■ **STATED TASK**: Gather every line from the entries below that includes "this".

■ **PROVIDED DATA**:
>> start

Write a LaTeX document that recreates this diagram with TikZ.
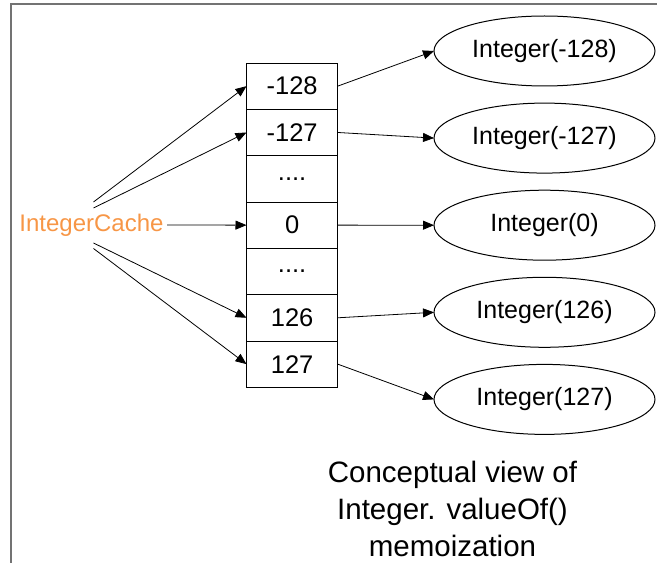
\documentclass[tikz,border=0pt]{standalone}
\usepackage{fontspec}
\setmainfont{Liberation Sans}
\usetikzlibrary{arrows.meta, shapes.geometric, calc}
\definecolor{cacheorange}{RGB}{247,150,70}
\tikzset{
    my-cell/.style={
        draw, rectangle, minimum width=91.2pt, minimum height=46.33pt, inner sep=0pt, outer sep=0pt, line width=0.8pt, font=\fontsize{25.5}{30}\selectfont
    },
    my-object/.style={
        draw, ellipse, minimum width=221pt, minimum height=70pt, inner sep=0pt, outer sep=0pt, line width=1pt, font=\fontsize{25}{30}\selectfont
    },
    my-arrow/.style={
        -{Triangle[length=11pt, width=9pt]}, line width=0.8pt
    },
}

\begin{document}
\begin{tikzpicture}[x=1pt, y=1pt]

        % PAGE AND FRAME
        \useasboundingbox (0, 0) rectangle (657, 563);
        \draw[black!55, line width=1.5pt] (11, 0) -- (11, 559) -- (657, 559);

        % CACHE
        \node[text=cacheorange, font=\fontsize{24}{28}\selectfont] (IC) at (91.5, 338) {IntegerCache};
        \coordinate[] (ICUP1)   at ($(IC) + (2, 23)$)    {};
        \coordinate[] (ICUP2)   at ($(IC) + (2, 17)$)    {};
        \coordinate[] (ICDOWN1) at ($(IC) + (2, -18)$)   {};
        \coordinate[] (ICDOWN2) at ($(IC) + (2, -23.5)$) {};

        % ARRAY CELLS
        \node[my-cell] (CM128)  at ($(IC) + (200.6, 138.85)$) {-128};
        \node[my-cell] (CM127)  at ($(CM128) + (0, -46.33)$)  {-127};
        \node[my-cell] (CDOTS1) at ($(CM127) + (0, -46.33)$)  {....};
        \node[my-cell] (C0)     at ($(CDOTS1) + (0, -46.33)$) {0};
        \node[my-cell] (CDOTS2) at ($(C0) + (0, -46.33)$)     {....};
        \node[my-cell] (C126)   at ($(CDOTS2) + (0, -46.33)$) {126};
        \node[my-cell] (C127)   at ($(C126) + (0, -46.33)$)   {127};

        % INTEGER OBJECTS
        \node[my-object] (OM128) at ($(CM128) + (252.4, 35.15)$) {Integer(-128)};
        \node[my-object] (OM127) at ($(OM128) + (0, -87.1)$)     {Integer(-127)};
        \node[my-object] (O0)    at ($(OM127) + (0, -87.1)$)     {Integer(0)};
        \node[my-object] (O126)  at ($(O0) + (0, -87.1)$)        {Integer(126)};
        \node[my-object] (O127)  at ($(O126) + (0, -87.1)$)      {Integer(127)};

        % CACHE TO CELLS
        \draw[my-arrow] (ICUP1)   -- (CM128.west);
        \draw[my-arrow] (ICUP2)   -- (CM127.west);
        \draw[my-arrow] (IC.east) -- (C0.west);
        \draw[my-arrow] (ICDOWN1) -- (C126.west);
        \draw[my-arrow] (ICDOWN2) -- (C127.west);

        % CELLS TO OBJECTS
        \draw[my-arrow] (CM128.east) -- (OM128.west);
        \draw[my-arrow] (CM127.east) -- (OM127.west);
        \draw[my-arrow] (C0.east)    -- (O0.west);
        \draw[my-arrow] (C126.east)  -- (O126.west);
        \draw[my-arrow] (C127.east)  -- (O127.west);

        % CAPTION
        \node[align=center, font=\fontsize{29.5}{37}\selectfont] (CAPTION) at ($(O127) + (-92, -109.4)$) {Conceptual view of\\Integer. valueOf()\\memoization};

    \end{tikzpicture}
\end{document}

>> end
>> start

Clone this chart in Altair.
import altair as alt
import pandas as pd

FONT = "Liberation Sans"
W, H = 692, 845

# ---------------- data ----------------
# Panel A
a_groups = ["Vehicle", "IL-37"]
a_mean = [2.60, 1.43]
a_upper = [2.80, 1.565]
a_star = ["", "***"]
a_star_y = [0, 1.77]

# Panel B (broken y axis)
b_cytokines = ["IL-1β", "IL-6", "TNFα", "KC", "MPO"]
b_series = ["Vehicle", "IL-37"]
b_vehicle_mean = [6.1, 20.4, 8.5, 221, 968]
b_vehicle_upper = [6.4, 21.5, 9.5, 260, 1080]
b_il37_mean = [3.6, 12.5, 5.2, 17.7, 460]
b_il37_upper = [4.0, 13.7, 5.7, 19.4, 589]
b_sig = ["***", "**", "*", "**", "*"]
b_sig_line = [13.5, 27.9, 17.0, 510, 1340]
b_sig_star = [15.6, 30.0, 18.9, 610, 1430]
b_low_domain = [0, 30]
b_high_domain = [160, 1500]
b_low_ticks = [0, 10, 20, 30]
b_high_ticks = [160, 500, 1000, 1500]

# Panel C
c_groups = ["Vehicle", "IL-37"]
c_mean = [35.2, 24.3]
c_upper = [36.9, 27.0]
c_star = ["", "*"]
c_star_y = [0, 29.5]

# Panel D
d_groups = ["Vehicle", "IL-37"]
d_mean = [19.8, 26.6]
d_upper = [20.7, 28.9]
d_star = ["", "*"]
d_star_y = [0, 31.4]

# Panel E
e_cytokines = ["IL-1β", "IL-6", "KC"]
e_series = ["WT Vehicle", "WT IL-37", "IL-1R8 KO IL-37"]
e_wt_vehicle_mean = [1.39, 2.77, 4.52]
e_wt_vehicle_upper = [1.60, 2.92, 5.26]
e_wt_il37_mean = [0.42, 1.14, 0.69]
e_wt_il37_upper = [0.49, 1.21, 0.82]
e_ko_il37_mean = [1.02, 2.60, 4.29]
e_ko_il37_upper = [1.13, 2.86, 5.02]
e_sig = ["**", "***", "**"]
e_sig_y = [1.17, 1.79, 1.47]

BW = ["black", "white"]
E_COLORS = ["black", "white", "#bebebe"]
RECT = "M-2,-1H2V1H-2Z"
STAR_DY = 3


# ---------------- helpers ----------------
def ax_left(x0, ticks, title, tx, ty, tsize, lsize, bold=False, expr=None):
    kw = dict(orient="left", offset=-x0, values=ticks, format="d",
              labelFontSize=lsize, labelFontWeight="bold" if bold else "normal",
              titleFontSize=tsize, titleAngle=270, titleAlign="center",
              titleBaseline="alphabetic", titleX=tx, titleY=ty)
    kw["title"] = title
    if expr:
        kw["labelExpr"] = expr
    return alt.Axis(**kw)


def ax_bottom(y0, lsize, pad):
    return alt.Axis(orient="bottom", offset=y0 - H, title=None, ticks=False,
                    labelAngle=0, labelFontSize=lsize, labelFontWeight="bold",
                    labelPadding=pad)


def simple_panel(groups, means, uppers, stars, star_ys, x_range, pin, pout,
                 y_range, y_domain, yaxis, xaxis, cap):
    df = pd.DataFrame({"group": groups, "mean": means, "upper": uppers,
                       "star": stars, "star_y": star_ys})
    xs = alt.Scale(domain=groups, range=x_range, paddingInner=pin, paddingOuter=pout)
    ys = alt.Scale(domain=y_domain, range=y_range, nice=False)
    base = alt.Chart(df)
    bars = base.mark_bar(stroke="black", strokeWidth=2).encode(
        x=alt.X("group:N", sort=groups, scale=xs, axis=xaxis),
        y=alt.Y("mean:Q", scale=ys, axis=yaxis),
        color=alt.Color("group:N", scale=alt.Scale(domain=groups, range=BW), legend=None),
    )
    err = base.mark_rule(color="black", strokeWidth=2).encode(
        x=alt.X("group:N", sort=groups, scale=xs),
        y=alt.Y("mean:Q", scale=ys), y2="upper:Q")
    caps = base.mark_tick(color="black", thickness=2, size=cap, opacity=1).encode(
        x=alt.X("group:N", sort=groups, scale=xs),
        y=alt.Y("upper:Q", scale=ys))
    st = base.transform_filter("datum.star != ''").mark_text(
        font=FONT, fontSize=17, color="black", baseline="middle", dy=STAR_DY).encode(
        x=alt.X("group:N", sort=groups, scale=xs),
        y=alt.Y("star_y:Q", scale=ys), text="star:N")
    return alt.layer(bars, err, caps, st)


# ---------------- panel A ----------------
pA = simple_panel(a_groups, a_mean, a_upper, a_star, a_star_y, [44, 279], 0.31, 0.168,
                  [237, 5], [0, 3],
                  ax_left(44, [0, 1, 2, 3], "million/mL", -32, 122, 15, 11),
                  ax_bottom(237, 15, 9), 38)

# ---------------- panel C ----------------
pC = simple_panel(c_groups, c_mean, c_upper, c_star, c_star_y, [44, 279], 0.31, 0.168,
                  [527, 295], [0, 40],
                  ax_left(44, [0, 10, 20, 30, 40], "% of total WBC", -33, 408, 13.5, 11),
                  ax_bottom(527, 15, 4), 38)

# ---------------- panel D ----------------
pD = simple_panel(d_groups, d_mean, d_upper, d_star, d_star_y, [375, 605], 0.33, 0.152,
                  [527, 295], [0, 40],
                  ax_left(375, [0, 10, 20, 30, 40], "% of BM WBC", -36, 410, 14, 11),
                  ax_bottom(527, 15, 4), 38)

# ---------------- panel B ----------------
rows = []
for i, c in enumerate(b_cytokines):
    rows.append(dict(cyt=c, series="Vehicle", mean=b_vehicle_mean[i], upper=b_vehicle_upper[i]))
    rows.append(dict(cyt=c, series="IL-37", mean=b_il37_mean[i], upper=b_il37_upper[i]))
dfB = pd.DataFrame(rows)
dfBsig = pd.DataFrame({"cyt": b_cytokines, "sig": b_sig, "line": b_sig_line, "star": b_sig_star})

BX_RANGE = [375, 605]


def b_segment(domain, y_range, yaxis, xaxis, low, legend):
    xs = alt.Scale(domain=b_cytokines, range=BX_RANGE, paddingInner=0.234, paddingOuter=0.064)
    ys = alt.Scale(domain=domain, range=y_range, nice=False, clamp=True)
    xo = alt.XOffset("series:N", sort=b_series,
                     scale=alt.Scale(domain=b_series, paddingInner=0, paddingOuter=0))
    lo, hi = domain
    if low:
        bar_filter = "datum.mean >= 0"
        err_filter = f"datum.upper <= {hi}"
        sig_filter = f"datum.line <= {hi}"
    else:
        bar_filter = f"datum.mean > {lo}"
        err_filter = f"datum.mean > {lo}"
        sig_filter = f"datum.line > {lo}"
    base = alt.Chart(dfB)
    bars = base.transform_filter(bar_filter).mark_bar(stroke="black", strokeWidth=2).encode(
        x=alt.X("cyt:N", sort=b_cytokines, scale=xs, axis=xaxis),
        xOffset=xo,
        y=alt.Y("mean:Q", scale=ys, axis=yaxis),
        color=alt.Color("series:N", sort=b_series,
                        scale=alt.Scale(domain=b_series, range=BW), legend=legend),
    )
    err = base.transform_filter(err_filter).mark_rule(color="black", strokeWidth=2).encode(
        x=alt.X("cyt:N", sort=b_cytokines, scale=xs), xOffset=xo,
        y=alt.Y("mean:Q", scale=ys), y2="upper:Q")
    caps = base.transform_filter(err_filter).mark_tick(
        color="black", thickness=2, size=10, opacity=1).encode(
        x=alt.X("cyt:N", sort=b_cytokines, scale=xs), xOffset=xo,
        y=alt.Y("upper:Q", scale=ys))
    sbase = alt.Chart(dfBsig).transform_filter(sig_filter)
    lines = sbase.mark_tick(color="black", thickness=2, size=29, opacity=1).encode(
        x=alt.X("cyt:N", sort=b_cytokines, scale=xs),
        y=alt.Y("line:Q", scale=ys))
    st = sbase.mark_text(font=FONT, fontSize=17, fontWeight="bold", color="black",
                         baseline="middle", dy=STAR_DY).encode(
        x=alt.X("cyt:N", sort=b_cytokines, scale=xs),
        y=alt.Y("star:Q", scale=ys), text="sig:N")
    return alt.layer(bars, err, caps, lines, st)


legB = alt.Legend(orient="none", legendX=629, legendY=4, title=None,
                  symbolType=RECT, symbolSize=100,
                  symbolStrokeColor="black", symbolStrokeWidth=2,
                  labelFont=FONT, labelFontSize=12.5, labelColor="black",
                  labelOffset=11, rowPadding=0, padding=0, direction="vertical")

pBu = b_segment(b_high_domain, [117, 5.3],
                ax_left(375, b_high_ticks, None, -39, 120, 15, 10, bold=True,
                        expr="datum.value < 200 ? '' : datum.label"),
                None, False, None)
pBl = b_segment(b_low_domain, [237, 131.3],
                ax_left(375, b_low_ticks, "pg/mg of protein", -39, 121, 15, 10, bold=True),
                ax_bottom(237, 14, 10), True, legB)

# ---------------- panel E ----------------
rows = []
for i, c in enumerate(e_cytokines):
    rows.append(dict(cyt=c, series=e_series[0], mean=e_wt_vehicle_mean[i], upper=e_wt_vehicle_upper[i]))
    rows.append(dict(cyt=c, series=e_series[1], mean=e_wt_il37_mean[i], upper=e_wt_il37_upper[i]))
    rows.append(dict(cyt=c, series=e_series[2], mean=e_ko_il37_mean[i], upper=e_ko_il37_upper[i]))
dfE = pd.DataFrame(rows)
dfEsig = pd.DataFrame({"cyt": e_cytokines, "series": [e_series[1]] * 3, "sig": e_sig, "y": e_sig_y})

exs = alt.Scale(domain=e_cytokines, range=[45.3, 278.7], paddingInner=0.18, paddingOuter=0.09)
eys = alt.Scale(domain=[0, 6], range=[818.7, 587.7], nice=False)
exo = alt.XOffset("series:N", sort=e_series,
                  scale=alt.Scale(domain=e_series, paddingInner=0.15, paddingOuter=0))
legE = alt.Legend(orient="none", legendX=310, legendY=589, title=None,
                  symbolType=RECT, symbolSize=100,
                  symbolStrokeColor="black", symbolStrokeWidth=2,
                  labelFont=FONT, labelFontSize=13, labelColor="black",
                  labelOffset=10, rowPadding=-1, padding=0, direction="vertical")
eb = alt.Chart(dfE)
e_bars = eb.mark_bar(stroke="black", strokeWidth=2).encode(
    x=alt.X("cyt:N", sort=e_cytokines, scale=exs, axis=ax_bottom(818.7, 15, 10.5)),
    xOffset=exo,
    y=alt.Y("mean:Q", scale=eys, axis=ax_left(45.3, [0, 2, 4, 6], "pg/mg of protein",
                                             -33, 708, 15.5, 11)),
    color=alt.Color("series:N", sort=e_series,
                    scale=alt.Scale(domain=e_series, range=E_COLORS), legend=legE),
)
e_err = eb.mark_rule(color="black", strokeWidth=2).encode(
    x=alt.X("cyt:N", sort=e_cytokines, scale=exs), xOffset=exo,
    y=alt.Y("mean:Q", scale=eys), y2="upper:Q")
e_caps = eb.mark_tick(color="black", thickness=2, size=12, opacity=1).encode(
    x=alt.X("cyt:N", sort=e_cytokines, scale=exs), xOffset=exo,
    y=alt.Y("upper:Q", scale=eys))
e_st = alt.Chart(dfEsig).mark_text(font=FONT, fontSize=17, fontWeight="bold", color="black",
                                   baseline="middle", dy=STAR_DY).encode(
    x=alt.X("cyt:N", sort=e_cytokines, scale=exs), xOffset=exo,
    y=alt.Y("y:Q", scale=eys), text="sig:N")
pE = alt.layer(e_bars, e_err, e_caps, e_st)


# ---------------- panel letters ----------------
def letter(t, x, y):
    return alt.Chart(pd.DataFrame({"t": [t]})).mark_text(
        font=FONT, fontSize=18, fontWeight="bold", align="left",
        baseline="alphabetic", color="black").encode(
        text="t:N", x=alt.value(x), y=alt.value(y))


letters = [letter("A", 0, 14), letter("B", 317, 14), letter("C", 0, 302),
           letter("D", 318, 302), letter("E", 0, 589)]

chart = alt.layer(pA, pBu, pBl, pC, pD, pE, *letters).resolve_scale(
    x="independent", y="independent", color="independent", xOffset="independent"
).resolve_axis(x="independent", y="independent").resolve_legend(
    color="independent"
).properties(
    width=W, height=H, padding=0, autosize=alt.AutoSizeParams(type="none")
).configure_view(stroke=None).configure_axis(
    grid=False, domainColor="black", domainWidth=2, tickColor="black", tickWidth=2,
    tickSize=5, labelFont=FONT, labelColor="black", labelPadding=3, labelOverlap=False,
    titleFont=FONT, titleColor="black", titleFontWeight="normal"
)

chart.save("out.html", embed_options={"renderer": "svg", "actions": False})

>> end

■ **OUTPUT OF THE TASK**:
Write a LaTeX document that recreates this diagram with TikZ.
Clone this chart in Altair.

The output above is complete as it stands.